4. The judge's report of this case under G.L.c. 231, § 111, was technically defective because the judge did not himself decide the issue posed and report it, but reported it undecided. Under the same statute a judge may report without decision a case stated, and the parties could no doubt have readily agreed to such a case, but this was not done. We call attention and it is not for the first time to the specific requirements of § 111. As a prerogative writ is involved, however, we have followed the suggestion of Vautier, petitioner, 340 Mass. 341, 344 (1960), and "indicate[d] our views".[8]
Report dismissed.
NOTES
[1] It should be noted that breaking the terms of probation is an extraditable offence under our act, and our Governor is entitled to respond to a demand by the executive authority of Puerto Rico as he would to a like demand by the executive authority of one of the States. See §§ 11, 12. Cf. Americana of Puerto Rico, Inc. v. Kaplus, 368 F.2d 431 (3d Cir.1966), cert. den. sub nom. Kaplus v. Americana of Puerto Rico, Inc. 386 U.S. 943 (1967). Puerto Rico has itself adopted a version of the Uniform Act. Puerto Rico Laws Anno., tit. 34, c. 135, §§ 1881-1881bb (1971).
[2] The petitioner was bailed pending the report to this court, as he was during the prior proceeding.
[3] See the excepted situations described in § 13.
[4] See Restatement 2d: Judgments (Tent. draft No. 1, March 28, 1973), § 61, where the scope of "claim" for purposes of res judicata is considered at length.
[5] Mr. Justice Brennan's concurring opinion, 397 U.S. at 448, argues for a spacious conception of what is a criminal "transaction" in respect to double jeopardy, but not even that broad measure would embrace two crimes of different types committed at different times.
[6] Our general statute on habeas corpus is consistent with these results. See G.L.c. 248, § 24. A similar statute was so interpreted in People ex rel. Ritholz v. Sain, supra, 26 Ill. 2d at 457-458.
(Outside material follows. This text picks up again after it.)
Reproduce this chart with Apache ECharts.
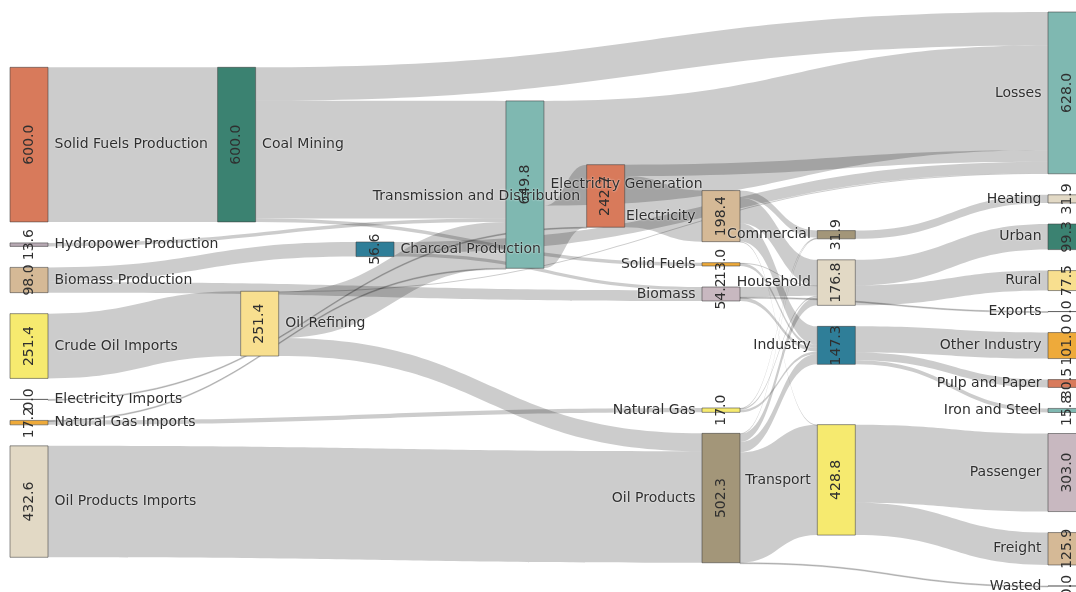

[7] The accused in that case had been given a stiff sentence for a relatively minor offence by an Alabama court; he served part of his sentence and escaped to Illinois, where he lived openly; extradition proceedings were twice commenced and subsequently abandoned, the accused being imprisoned on both occasions; he had not opposed these extraditions; on the third proceeding for extradition, seventeen years after sentence, the Illinois court released him on grounds of basic unfairness. People ex rel. Bowman v. Woods, 46 Ill. 2d 57 (1970).
[a] 185 S.E.2d 355, 357-358.
[8] At the argument we were informed by the petitioner's counsel that the petitioner had very recently been held for trial in the Superior Court for a local offence and failed to appear in the court room on the day following an adjournment upon the close of the Commonwealth's case against him. After a police search, the petitioner was defaulted as upon voluntary absence, and the trial proceeded to a verdict of guilty, with sentencing continued. See Commonwealth v. Flemmi, 360 Mass. 693 (1971); United States v. Taylor, 478 F.2d 689 (1st Cir.), affd. sub nom. Taylor v. United States, 414 U.S. 17. These facts do not quite bring into play Commonwealth v. Rezendes, 353 Mass. 228 (1967), where this court on the Commonwealth's motion dismissed exceptions from a criminal conviction because the defendant had become a fugitive. The petitioner here is not appealing or pressing exceptions, nor is he legally shown to us to be a fugitive from Massachusetts justice. We are not entitled to assume that the fact of a local conviction will necessarily moot all questions of extradition. At least in the absence of objection by the Commonwealth, we are willing to "indicate our views."